Dannah Gresh: Her husband was addicted to alcohol, and Joy and her kids had to move out to be safe. But she didn’t leave the marriage.
Joy McClain: I stayed with my husband for the simple fact that I had taken a vow, and I’d come to the place to understand that marriage is a living, breathing example of Christ and His Bride, and He never leaves His Bride.
Dannah Gresh: This is the Revive Our Hearts podcast with Nancy DeMoss Wolgemuth, author of Choosing Forgiveness: Moving from Hurt to Hope, for May 29, 2026. I’m Dannah Gresh.
How are you doing in your reading through the Bible this year? My mom and I were talking, and she's a little discouraged because she is so far behind. I said, "Hey Mom, pick up where we are today. You can come back to those passages you've missed another time."
So I encourage you, if you are behind, just start where we are today. If you’re noton the plan just yet, it's not too late to just jump in with us. Sign up for daily emails related to reading through the Bible at ReviveOurHearts.com/Bible2026. That's also where you can go to where we are reading just now. Today we are starting the book of Job.
Job faced severe trials in his life. As a listener you may feel like Job. And maybe, also like Job, some of your difficulties come from an unwise spouse.
Today I want you to be encouraged as we hear the stories of three women who’ve navigated some choppy waters in their marriages. All this month our emphasis has been on the freedom, fullness, and fruitfulness we find in Christ.
There’s a special kind of fruitfulness that comes when we persevere, when we endure something hard. The women we’re hearing from today can attest to that. Nancy?
Nancy DeMoss Wolgemuth: Now you may have a son or a daughter or a grandchild or a close friend who’s in a really difficult marriage, and I think you’ll find this Revive Our Hearts particularly encouraging today.
Just yesterday I spoke with two women who with tears who expressed that they felt like they were in a hopeless marriage. Perhaps you are feeling that way. If so, I hope you’ll listen carefully, asking the Lord not just to change your husband’s heart, but also saying, “Lord, would You use this difficulty to draw me closer to You?”
Dannah: That’s a great prayer. It’s not where Vicki started. She was a member of high society in New York City, and she was engaged to Bill Rose. Nancy, she told you she knew something was off.
Vicki Rose: I got stir crazy. He likes to sit a lot. He loves to watch sports on TV. I like to go ice skating, not watch ice skating on TV.
Nancy: So you were realizing there were some differences.
Vicki: There were some major differences, but I really had this driving force that I needed to be married. I really believed, Nancy, that getting married was the answer to my life.
So I pushed through those feelings, yet I told my best friend at that time, “I don’t think this is going to work, but I just want to get married. I need to get married, and if it doesn’t work, we’ll just get divorced; no big deal.”

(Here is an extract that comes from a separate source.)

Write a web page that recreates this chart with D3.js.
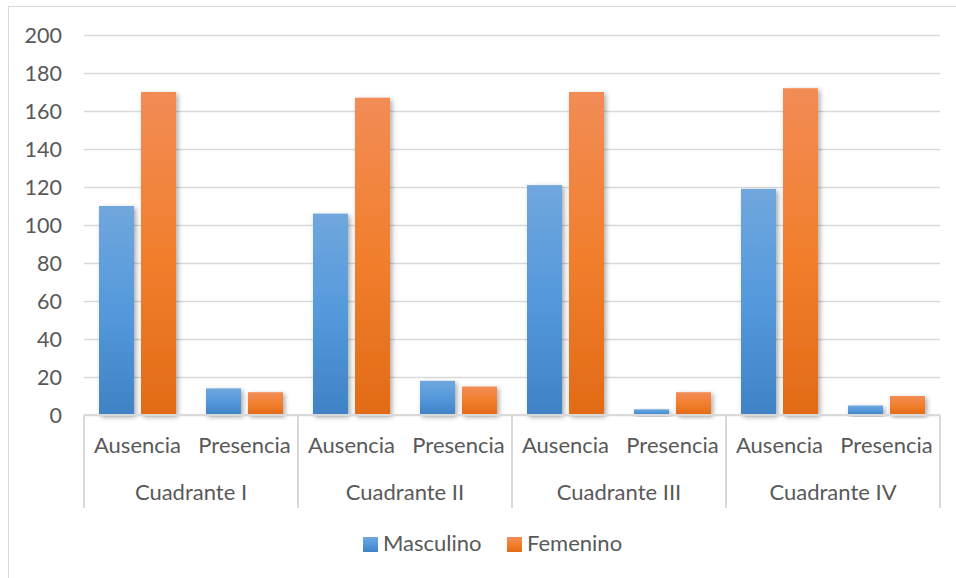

Nancy: Of course, at this point you weren’t considering what the Lord had to think about all of this. He really wasn’t in your plans.
Vicki: God was nowhere in my plans, nowhere in the equation.
Dannah: Vicki felt an emptiness. An emptiness she hoped being married would fill. Another woman, Joy McClain, could identify with that feeling.
Joy: My expectations of marriage and my husband really became like an idol because I thought my husband should meet my needs and make me happy. He should fill my wants and my desires. And no man is ever meant to do that. That is not God’s plan.
I didn’t understand that at the time. I saw my husband as the man I loved. I had poured everything I could into him. I wanted the same back to me in our relationship from him, and he was not able to meet those needs, and I certainly made marriage—a godly marriage—my idol.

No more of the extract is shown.